Cyberport landlord to put HK$100m into renewing Asian hub strategy
Hong Kong Cyberport Management, the landlord for the government-backed flagship hi-tech facility in Pok Fu Lam, will spend HK$100 million in the next three years as it renews the city's bid to become an information and communications technology hub in Asia-Pacific.
Paul Chow Man-yiu, the company's chairman, said the plan signified a new era of investment for Cyberport, which has steadily become profitable more than a decade after it was first established.
'We've graduated from the property development stage,' said Chow, formerly the chief executive of Hong Kong Exchanges and Clearing. 'Part of this profit should be returned to society by accomplishing our corporate mission.'
The Cyberport development is on a 24-hectare site at Telegraph Bay in the southern district of Hong Kong.
It was established in 1999 and completed in 2007 at a cost of HK$15.8 billion.
Cyberport Management is one of three private and wholly owned firms set up by the government to develop, operate and manage the facility. It includes four grade-A intelligent office buildings, a five-star hotel, a retail entertainment complex and about 2,800 deluxe residences.
In the 2008/09 financial year, the operating revenue of the Cyberport companies totalled HK$361 million, up from HK$319 million the previous year, with profit excluding depreciation of about HK$96 million.
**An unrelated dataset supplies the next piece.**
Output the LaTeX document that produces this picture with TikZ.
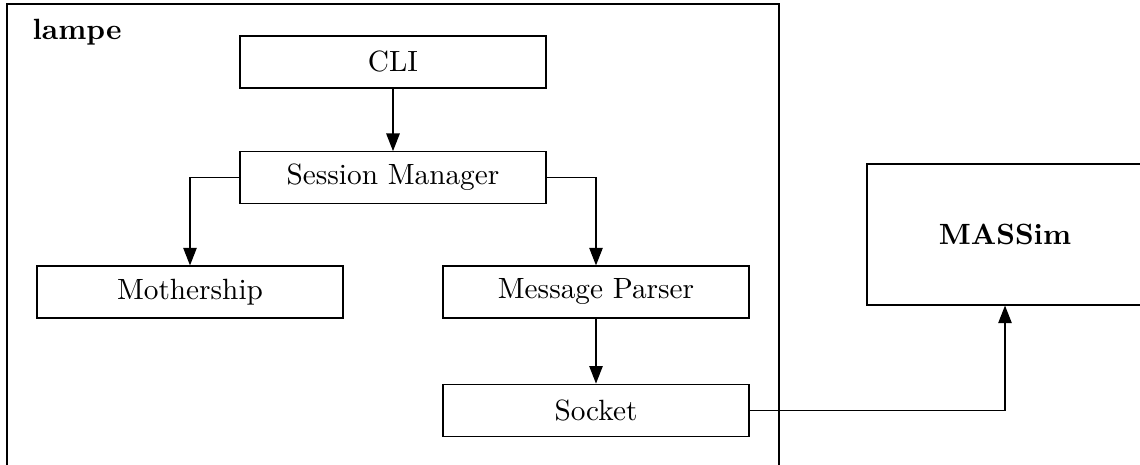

Cyberport Management chief executive Herman Lam Heung-yeung said 40 per cent of the investment would go to boost resources for entrepreneurship programmes, such as its Incubation Centre and Cyberport Creative Micro Funds. So-called knowledge programmes, such as training and seminars, will get 30 per cent, while collaboration and technology programmes will receive 15 per cent each.
The Cyberport strategy calls for closer co-operation with the Hong Kong Science and Technology Parks Corp and various industry organisations, especially in promotions on the mainland and overseas markets.
These alliances are also expected to help narrow the 'digital divide' - the disparity between the information-technology rich and poor, according to Chow. 'We shall focus on collaborations instead of doing everything by ourselves,' he said.